Tyler Robbins Fitness

Tyler Robbins has his B.Sc. in Biochemistry: Pre-Medical, is a Certified Strength and Conditioning Specialist (CSCS) through the National Strength and Conditioning Association (NSCA), is certified through USA Weightlifting, and a CrossFit Level 2 Trainer.

Day 114 - Nutrient Timing for Resistance Exercise Part 2


Part 1 the other day covered nutrient timing prior to exercise, and how it effects performance. Today will cover nutrient timing following exercise.

For those of you who may have missed part 1, I came across an absolutely amazing article in the Strength and Conditioning Journal titled, "Nutrient Timing for Resistance Exercise" written by a team of PhD and CSCS certified individuals. This is probably the single-greatest resource I have come across detailing what is referred to as "nutritional timing" when it comes to resistance training, so if you are interested, pick up a copy for yourself!

Part 2: Recovery After a Resistance Exercise Bout

Carbohydrate and Muscle Glycogen Resynthesis

It is no surprise that muscle glycogen levels become depleted from a resistance training session. The level of depletion is entirely dependent on the work being completed, however. In any respect, an athlete who trains multiple times a day, or even multiple days in a row, should be interested in post-workout nutrition.

In order to maintain performance, an individual should approach post-exercise nutrition as a chance to re-fuel their muscles to prepare for the following workout. Keep in mind that for muscle glycogen replenishment, the goal is to maintain a high level of performance. A discussion on protein synthesis can come later.

To return muscle glycogen levels to 90% of pre-exercise values, the article explains:

Given that 1 g/kg/h was as effective as 1.5 g/kg/h, it can be concluded that 1 g/kg/h is sufficient for resynthesizing skeletal muscle glycogen after resistance exercise to levels reaching 90% of pre-exercise values. After this dosing schedule, a 180-pound individual would ingest about 82g of carbohydrate immediately after and then again 1 hour after their resistance exercise workout (totalling ~165g of carbohydrates within an hour after completing the resistance exercise workout).

Carbohydrate Plus Protein and Muscle Glycogen Resynthesis

This category takes things a step further as the subject of protein synthesis is added to the goal of restoring muscle glycogen levels.
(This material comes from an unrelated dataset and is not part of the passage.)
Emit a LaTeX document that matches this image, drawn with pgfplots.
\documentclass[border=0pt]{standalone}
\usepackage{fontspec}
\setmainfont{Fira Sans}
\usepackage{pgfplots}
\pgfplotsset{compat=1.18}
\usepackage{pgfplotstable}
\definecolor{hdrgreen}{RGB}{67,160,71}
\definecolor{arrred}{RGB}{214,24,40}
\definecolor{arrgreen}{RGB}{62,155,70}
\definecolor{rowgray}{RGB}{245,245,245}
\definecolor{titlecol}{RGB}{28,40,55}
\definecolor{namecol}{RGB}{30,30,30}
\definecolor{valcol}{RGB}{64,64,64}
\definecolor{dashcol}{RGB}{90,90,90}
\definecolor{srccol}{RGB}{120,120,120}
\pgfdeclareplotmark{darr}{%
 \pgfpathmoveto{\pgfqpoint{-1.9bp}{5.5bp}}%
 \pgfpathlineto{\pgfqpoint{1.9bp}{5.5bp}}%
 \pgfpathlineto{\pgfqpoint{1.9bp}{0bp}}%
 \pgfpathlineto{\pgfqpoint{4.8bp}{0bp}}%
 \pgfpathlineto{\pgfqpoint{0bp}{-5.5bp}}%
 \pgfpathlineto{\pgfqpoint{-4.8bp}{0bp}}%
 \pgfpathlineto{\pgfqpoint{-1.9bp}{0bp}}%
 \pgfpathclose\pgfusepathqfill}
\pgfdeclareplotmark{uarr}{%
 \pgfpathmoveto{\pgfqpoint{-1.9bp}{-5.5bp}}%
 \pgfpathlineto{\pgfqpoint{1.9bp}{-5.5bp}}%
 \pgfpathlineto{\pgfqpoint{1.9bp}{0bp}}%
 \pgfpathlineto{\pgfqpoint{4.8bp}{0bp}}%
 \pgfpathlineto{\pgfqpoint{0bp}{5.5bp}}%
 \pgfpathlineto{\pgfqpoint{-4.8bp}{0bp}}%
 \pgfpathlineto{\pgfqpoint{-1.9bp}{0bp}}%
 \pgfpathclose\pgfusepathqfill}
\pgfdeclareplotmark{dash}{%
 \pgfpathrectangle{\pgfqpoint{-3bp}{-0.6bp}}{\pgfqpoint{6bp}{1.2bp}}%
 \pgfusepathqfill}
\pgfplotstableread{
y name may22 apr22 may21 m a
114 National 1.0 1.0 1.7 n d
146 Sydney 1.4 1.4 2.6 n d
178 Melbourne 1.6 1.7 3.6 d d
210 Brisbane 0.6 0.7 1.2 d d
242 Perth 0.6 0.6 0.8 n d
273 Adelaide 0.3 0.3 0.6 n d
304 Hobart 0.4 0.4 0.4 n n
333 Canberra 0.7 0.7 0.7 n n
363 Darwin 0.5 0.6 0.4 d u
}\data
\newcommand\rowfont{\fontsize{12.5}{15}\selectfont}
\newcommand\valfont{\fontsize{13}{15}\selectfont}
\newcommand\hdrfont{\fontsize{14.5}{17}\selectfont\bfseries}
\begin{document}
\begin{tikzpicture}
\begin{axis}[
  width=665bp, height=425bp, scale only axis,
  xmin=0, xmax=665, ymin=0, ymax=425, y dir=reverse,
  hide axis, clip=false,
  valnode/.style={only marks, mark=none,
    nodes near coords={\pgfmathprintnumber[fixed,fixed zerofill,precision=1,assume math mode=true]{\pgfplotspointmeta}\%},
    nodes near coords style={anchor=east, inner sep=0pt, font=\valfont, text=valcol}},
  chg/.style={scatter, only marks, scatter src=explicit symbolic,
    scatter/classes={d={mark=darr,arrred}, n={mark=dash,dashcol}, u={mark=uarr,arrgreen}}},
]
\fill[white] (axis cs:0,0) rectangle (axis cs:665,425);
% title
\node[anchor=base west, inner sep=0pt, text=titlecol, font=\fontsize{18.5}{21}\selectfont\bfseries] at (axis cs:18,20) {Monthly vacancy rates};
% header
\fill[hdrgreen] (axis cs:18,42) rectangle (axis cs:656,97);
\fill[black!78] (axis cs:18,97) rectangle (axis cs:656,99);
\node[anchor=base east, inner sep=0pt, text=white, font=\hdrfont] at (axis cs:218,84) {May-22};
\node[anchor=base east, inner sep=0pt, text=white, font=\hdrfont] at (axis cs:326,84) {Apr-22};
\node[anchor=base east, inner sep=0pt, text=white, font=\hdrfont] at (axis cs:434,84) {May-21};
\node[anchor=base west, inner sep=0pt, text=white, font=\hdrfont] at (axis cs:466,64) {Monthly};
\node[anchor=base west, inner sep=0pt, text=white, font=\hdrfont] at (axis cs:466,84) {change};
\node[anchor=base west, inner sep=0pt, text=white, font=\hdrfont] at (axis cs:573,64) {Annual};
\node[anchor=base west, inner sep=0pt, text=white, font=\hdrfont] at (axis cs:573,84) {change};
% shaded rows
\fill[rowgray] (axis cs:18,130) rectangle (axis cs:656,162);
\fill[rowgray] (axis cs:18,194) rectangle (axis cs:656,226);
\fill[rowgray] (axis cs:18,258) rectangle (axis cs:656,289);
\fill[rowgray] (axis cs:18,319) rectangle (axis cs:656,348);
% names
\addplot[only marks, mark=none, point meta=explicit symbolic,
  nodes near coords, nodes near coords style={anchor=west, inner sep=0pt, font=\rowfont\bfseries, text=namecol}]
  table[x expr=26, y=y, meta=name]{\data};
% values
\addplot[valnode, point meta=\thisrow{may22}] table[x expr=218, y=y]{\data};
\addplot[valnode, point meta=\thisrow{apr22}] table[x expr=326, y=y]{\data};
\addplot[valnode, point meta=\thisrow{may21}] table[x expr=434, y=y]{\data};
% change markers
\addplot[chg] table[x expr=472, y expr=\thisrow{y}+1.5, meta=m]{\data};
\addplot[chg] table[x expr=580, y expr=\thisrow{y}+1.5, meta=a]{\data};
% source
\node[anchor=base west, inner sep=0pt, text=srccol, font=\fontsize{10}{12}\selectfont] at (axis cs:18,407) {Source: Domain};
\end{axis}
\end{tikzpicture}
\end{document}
The authors discuss findings from studies looking at various types of post-workout beverages including carbohydrates only, carbohydrate/protein/fat mixes, as well as placebo beverages (calorie-free).

To be honest, I have heard many individuals discuss the idea that dietary fats should be avoided in post-workout recovery beverages/meals, as the fats can slow digestion. This appears to me to be common thought/practice amongst many in the fitness industry, however, the authors of this article present findings that refute that belief.
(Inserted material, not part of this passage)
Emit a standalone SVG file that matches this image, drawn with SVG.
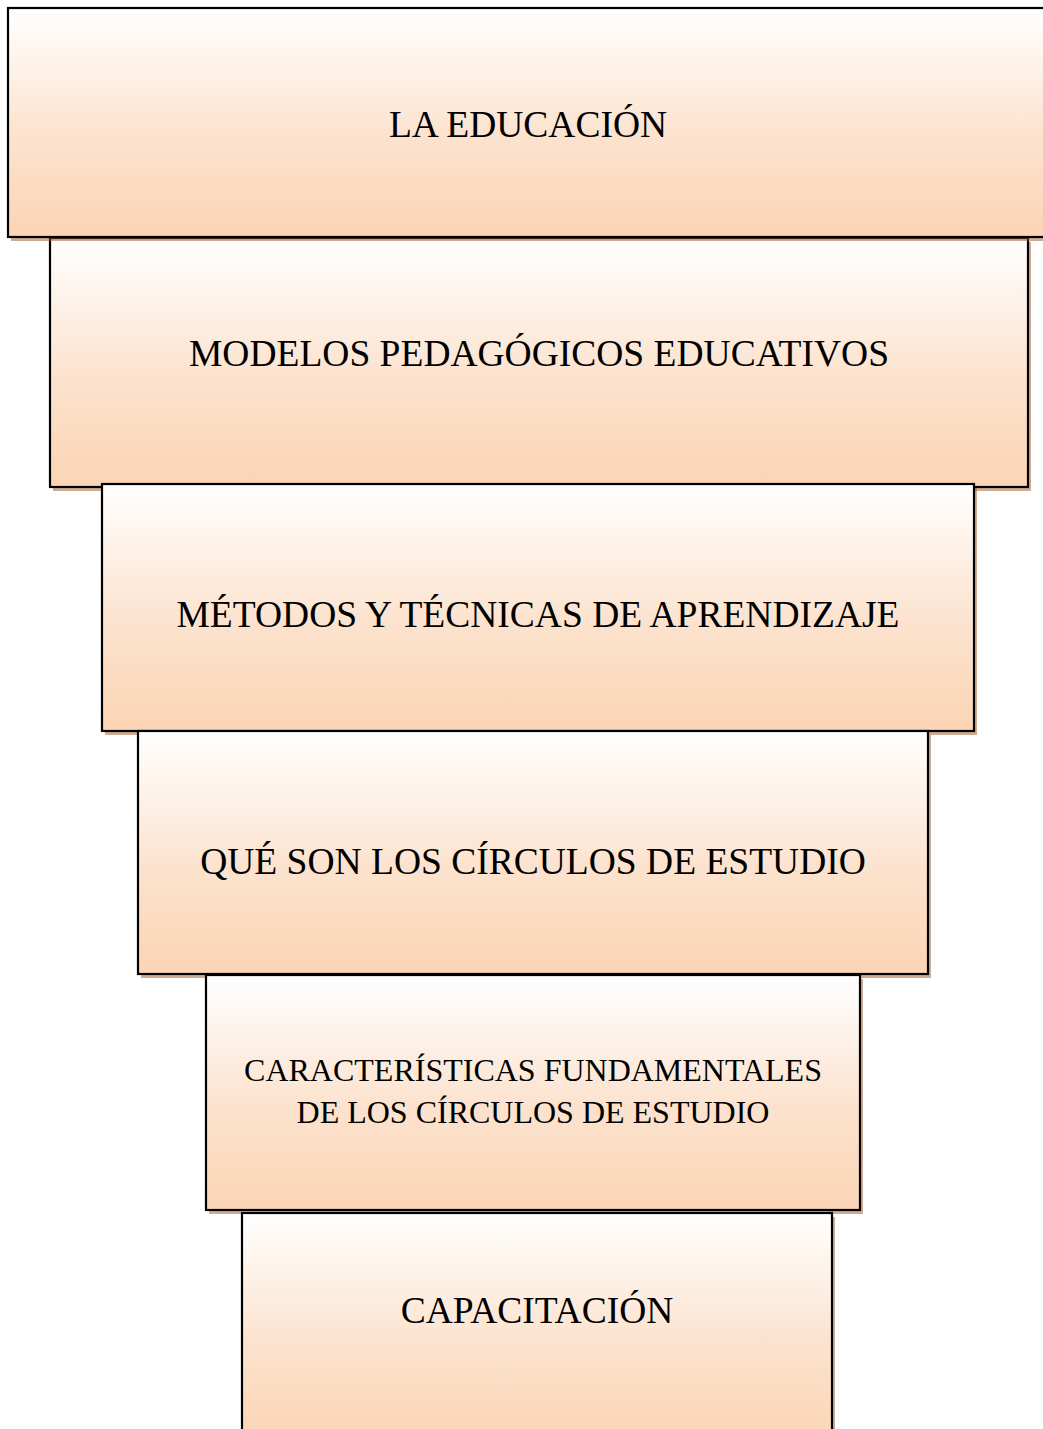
<svg xmlns="http://www.w3.org/2000/svg" width="1043" height="1429" viewBox="0 0 1043 1429">
<defs>
<linearGradient id="g" x1="0" y1="0" x2="0" y2="1">
<stop offset="0" stop-color="#FFFFFF"/>
<stop offset="0.55" stop-color="#FCE3CF"/>
<stop offset="1" stop-color="#FBD4B4"/>
</linearGradient>
<style>
.sh{fill:#A0582A;fill-opacity:0.5}
.bx{fill:url(#g);stroke:#000;stroke-width:2.2}
.t{font-family:"Liberation Serif","Times New Roman",serif;fill:#000;text-anchor:middle}
.t37{font-size:37.5px}
.t32{font-size:32px}
</style>
</defs>
<rect width="1043" height="1429" fill="#fff"/>
<g id="node2">
<rect class="sh" x="53" y="242" width="978" height="249"/>
<rect class="bx" x="50" y="238" width="978" height="249"/>
<text class="t t37" x="539" y="366">MODELOS PEDAGÓGICOS EDUCATIVOS</text>
</g>
<g id="node1">
<rect class="sh" x="11" y="12" width="1045" height="229"/>
<rect class="bx" x="8" y="8" width="1045" height="229"/>
<text class="t t37" x="528" y="137">LA EDUCACIÓN</text>
</g>
<g id="node3">
<rect class="sh" x="105" y="488" width="872" height="247"/>
<rect class="bx" x="102" y="484" width="872" height="247"/>
<text class="t t37" x="538" y="627">MÉTODOS Y TÉCNICAS DE APRENDIZAJE</text>
</g>
<g id="node4">
<rect class="sh" x="141" y="735" width="790" height="243"/>
<rect class="bx" x="138" y="731" width="790" height="243"/>
<text class="t t37" x="533" y="874">QUÉ SON LOS CÍRCULOS DE ESTUDIO</text>
</g>
<g id="node5">
<rect class="sh" x="209" y="979" width="654" height="235"/>
<rect class="bx" x="206" y="975" width="654" height="235"/>
<text class="t t32" x="533" y="1081">CARACTERÍSTICAS FUNDAMENTALES</text>
<text class="t t32" x="533" y="1123">DE LOS CÍRCULOS DE ESTUDIO</text>
</g>
<g id="node6">
<rect class="sh" x="245" y="1217" width="590" height="230"/>
<rect class="bx" x="242" y="1213" width="590" height="230"/>
<text class="t t37" x="537" y="1323">CAPACITACIÓN</text>
</g>
<g id="connectors"></g>
</svg>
Another interesting aspect of this study is the inclusion of fat calories in the post-exercise beverage. It has often been suggested that adding fat to the post-workout recovery beverage should be avoided because of its potential to slow down the digestion and absorption of ingested carbohydrate (which may suppress the rate of skeletal muscle glycogen resynthesis). The finding of this study indicates that adding fat to the post-workout carbohydrate-protein beverage does not negatively alter the rate of skeletal muscle glycogen resynthesis. In further support of this position, when subjects were given a post-endurance workout beverage containing carbohydrate, protein, and fat (even up to 45% of the calories being derived from fat), it was reported that the added fat content did not alter muscle glycogen resynthesis or glucose tolerance the next day.

Protein/Amino Acids and Muscle Damage

Part of the reason or need for a post-exercise recovery beverage is to suppress muscle damage and decrease DOMS (delayed-onset muscle soreness). Resistance exercise causes micro trauma to muscle fibers in order for the body to repair the damage, returning the muscle to a stronger state.

It really should be no surprise that supplementing resistance exercise with protein/amino acids should be encouraged to elicit muscle repair.

Recovery from a bout of resistance exercise includes replenishing skeletal muscle glycogen, reducing muscle soreness, and attenuating serum markers of muscle damage. Ingesting a carbohydrate-protein beverage after resistance exercise will replenish skeletal muscle glycogen. Also, BCAA supplementation taken in conjunction with resistance exercise has been shown to enhance recovery by suppressing both muscle soreness and damage.

Protein or amino-acid supplementation is often thought of as only being useful to those who resistance train. It should be noted, however, that endurance athletes could also benefit from a sufficient dosing of protein in their diet to maintain current levels of muscle tissue and reduce the catabolic effect chronic cardio plays on their bodies.

Quote of the day:
"I am an optimist. It does not seem too much use being anything else."